Expert Insights into a Shifting Threat Landscape
Security researchers from Zellic and the V12 team have noted that DirtyDecrypt is not a freak occurrence but rather the latest branch in a growing family tree of “Copy Fail” vulnerabilities. Recent disclosures, including the original Copy Fail and the Fragnesia variant, suggest that the Linux networking stack is riddled with similar logic errors. Experts argue that as long as the kernel prioritizes the speed of cryptographic operations over rigorous memory checks, these types of leaks will continue to emerge. The pattern indicates that the exploitation logic used for one subsystem is being rapidly adapted to compromise others.
Maintainers are also highlighting a disturbing trend regarding the speed of exploitation. In previous years, system administrators often had weeks to test and deploy patches before a functional exploit appeared in the wild. Today, that window has nearly vanished. Expert analysis shows that the transition from a public patch submission to a weaponized “n-day” exploit now occurs within mere days. This acceleration has forced the security community to rethink the traditional update cycle, as standard monthly patching schedules are no longer sufficient to protect against these rapid-fire privilege escalation flaws.
Evolution of Defense: The Kernel Killswitch and Beyond
In response to this volatile environment, the Linux community is exploring radical new defensive measures that move away from the “patch and reboot” model. One of the most significant proposals is the “Kernel Killswitch” advocated by senior maintainers. This mechanism would allow administrators to disable specific, buggy kernel functions at runtime without shutting down the system. By forcing a vulnerable function to return a neutral value instead of executing its flawed code, organizations could neutralize threats like DirtyDecrypt the moment they are identified, buying precious time for a permanent fix to be developed.
Beyond these technical hurdles, the distribution of security updates is also evolving to meet the threat. Some distributions have moved toward a specialized “Security Repository” model, which prioritizes the immediate release of out-of-band security fixes over the standard synchronization with upstream kernel versions. This approach acknowledges that in a world where public exploit code is readily available, the risk of a minor compatibility issue is far outweighed by the danger of leaving a system vulnerable to a known root-access exploit.
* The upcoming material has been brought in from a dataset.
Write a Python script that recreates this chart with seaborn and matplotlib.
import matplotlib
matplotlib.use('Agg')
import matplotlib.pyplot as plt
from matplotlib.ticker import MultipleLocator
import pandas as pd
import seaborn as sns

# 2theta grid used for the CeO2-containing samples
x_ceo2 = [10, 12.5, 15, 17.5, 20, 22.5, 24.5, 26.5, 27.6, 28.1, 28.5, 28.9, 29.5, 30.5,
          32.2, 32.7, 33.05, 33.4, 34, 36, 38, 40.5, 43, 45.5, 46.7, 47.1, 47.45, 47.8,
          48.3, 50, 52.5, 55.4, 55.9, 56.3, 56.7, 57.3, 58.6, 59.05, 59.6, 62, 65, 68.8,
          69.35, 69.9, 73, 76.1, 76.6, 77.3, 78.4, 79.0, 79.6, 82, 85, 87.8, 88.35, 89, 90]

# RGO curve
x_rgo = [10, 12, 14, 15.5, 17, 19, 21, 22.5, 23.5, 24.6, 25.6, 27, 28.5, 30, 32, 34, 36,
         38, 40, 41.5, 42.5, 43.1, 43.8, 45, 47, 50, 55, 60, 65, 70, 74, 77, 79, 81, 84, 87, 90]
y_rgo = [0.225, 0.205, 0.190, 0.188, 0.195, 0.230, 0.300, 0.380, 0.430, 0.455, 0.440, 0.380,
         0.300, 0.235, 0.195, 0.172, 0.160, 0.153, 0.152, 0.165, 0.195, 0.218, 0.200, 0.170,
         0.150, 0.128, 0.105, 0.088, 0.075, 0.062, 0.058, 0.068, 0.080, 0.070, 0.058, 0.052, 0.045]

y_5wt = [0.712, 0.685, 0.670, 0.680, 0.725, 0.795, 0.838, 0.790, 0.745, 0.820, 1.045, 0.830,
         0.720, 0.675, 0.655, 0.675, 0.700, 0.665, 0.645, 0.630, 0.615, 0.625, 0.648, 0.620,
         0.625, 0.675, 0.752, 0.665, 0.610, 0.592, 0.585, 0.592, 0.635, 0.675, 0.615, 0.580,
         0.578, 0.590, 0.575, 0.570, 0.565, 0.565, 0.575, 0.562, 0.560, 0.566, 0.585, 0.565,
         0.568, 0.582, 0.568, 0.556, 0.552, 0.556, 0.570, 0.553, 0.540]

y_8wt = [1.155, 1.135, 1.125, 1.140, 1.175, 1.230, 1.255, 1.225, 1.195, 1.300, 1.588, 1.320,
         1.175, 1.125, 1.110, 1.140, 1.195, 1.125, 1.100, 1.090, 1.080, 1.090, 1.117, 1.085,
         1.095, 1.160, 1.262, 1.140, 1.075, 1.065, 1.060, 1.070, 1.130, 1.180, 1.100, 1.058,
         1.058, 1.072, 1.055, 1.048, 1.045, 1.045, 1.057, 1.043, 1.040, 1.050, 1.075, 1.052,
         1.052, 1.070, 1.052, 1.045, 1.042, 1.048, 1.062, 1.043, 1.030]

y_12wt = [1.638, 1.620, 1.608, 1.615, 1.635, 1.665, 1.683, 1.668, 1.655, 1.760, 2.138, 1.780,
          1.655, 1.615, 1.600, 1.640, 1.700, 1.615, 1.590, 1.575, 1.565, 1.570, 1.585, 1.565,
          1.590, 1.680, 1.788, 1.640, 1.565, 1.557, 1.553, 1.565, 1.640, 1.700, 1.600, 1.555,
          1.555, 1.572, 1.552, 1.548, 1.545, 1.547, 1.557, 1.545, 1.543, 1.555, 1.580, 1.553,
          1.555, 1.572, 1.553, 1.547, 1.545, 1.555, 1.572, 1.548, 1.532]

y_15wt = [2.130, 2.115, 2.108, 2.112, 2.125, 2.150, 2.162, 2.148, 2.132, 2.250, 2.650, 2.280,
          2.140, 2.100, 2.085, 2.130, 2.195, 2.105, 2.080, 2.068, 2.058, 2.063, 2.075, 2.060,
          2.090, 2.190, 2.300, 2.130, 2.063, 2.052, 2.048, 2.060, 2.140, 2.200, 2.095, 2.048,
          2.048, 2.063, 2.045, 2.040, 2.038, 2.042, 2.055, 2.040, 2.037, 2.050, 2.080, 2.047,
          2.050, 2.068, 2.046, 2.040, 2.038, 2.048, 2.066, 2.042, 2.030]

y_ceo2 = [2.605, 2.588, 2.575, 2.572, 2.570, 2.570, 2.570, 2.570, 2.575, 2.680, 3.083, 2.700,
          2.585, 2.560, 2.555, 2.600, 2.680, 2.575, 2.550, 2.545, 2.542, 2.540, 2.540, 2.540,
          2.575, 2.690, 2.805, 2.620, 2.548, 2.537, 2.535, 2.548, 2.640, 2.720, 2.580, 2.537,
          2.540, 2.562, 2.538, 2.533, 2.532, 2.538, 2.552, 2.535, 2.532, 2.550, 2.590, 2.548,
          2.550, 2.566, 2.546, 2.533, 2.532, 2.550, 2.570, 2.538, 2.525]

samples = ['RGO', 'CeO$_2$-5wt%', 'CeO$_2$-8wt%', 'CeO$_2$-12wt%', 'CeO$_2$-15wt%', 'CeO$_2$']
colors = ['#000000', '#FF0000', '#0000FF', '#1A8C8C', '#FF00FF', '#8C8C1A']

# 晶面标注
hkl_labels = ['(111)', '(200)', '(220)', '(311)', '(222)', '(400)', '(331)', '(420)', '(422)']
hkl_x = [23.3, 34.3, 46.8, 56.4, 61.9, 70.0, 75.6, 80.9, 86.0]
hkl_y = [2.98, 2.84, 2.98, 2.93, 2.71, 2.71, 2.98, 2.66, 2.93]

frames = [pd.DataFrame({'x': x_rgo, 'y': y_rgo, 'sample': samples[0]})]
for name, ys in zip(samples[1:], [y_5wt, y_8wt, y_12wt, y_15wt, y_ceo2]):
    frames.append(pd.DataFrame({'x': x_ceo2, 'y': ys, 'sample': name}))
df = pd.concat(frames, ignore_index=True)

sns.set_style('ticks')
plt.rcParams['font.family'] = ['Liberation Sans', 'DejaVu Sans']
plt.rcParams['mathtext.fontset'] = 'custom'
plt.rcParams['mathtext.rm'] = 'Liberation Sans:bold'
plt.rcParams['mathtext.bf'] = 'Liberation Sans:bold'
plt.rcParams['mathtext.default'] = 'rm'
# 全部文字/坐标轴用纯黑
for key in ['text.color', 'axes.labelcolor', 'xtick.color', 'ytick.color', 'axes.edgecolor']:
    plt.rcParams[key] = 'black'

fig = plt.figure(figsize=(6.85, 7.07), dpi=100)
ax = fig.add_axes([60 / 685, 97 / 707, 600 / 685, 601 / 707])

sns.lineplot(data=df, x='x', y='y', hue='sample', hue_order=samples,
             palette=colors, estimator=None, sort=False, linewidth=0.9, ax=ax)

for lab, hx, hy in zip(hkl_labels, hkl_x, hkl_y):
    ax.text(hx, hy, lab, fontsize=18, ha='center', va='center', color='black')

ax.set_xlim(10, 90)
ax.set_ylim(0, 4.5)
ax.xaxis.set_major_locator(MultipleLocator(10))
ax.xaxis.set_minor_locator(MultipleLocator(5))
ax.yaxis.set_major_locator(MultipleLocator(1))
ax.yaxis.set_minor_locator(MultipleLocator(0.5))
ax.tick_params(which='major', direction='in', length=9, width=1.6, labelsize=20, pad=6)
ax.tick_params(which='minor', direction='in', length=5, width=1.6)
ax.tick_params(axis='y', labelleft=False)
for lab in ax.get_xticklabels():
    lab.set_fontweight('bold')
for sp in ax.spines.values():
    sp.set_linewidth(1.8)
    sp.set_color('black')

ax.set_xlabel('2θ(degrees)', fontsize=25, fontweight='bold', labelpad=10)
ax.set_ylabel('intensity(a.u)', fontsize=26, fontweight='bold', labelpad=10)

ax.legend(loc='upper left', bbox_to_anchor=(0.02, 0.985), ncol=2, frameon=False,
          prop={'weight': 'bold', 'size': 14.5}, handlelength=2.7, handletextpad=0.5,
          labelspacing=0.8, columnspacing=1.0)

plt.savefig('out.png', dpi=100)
Navigating Risks and Hardening System Workloads
Protecting a modern infrastructure requires a proactive audit of kernel configurations to identify and mitigate the specific triggers for flaws like DirtyDecrypt. Administrators are encouraged to evaluate whether their systems actually require features like CONFIG_RXGK and to disable unused networking protocols that expand the attack surface. Furthermore, managing the risks associated with side-channel attacks and privilege management flaws, such as the recently discovered ssh-keysign vulnerabilities, demands a stricter policy of least privilege across all service accounts.
As the industry moved toward more modular and aggressive defensive strategies, the focus shifted toward architectural resilience. Cloud architects began implementing stricter isolation policies that did not rely solely on the kernel’s memory management for security. By combining runtime function disabling with accelerated patching through dedicated security repositories, the community sought to close the window of opportunity for attackers. The transition was marked by a shift in perspective, where system security was treated as a dynamic, ongoing process rather than a static state achieved through periodic updates.